Galati argues that Mahjoub should be released just as Abdellah Ouzghar has been freed on bail. Ouzghar WAS convicted in absentia of a "terrorism-related" offence in France (allegedly providing travel documents) and is facing extradition, but was released on bail in December 2001 by Justice J. Nordheimer, who stated strongly, "I would hope that the vast majority of reasonably informed, right-thinking members of our community would agree that, notwithstanding (the Sept. 11 attacks), every citizen of this country is still entitled to their basic constitutional rights and freedoms," including the right to bail.

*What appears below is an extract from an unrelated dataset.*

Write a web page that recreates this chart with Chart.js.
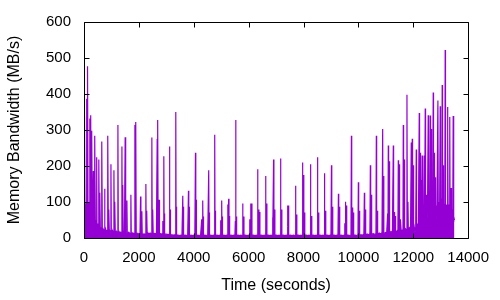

The Crown, relying on outdated case law, argues that if the legal motions presented by Mahjoub disappeared, the process would be speeded up. In other words, hand over your rights to what little due process is available under such circumstances, and you wouldn’t have to spend so much time in jail. Galati responds, "You can’t be an arsonist with the constitution," and that the continued detention of Mahjoub constitutes an "indefinite gulag."

Galati argues that Mahjoub meets the criteria for bail--he has roots in the community, reliable people to keep watch over him, has no prior record, and continued indefinite incarceration would constitute a gross abuse of human rights. These are well established facts.

The judge reserves her decision for "a few weeks."

As we leave the courtroom, we wonder what will happen. Galati’s handling of the case is eloquent, solid and makes perfect sense even to those unacquainted with the intricacies of case law. The crown’s case was pretty much non-existent.

It seems, and we hope, that any reasonable judge would release Mahjoub to the loving arms of his family.

But the whole day has been an exercise in convincing us that this has nothing to do with reason or law or rights or facts or, even, the allegedly independent role of the judge.

Rather, the day’s purpose has been to show that the people making the decision on the freedom or continued detention of Mr. Mahjoub, among others, are not judges acting on facts that are fully presented in an open hearing, but the submachine-gun-toting RCMP officers demanding we vacate the courthouse as soon as the case adjourns.

Welcome to the occupation.

 

 

Homes not Bombs

PO Box 73620, 509 St. Clair Ave. West

Toronto, ON M6C 1C0

tasc@web.ca

Top of page

   

Jaballah Family Awaits Word on Potential Release from 22 Months in Solitary Confinement

Man Arrested Without Being Charged or Knowing the Alleged Case Against Him Being Held on CSIS "Security Certificate"

 

"Canadians would be greatly concerned if the facts of this case were widely known." Federal Court Justice Andrew MacKay, on the case of Mahmoud Jaballah

TORONTO, ONTARIO--Any day now, the family of Mahmoud Jaballah – a mother and her six children – will know whether they can embrace their father and husband for the first time in over 22 months. At least that’s if Federal Court Justice Andrew MacKay returns his decision, promised within 10 days to two weeks of a hearing on April 11, on whether Jaballah can finally be released from the torture of solitary confinement at the Metro West Detention Centre in northwest Toronto.

 

It was on Friday, April 11 that the troubled MacKay shocked reporters, spectators and, perhaps, even himself when he stated that "in this great city of Toronto, we have our own Guantanamo Bay," a reference to the illegal detention camp run by the U.S. where untold numbers of Afghans and others are held in violation of a slew of international laws.

MacKay made the comment as he considered an abuse of process motion by attorney Rocco Galati to release from prison Mahmoud Jaballah, an unfairly targetted man who has spent almost two years in solitary confinement since his August, 2001 arrest on a CSIS security certificate. Under the certificate, you are not allowed to know the case against you, and your attorney is left with little or no "evidence" to cross examine, because the core of the case is kept secret for reasons of "national security."

Jaballah has the rare distinction of someone who was able to beat the odds against this medieval practice, as seven months after he was arrested on a security certificate in March, 1999, Federal Court Justice Bud Cullen quashed the certificate, freeing Jaballah. Attorneys for Jaballah claim that CSIS officers perjured themselves on the stand during that hearing and "otherwise stretched the realm of credulity into an Alice in Wonderland sphere where judicial reality was suspended."

Indeed, CSIS officer "David," who cannot have his full name used, apparently threatened to have Jaballah arrested by the RCMP if he refused to cooperate with CSIS. "David" denied this happened while on the stand, but what he didn’t know was that Jaballah’s then 12-year-old son, Ahmad, had been able to quietly tape-record these threats, including the one in which Jaballah was told by the CSIS agent, "If you think that going to jail is not going to hurt you, you’re wrong."

As an example of the sheer incompetence of the men from CSIS whose word can rip families apart and cause such suffering as that experienced by the Jaballah family, among others, is reflected in the following exchange, originally printed in Saturday Night.

behi

"David,", a self-described expert on Middle East terrorism, was asked by Jaballah’s lawyer, Rocco Galati, what constituted an Arabic country, to which "David" replied, "More often than not, countries in the Middle East."

Galati then asked whether Iran were an Arabic country.

"I would say it is Arabic, but I’m not an expert in Iranian affairs," David said.

"You are completely wrong, Iran is as far from being Arabic as Germany is," Galati replied.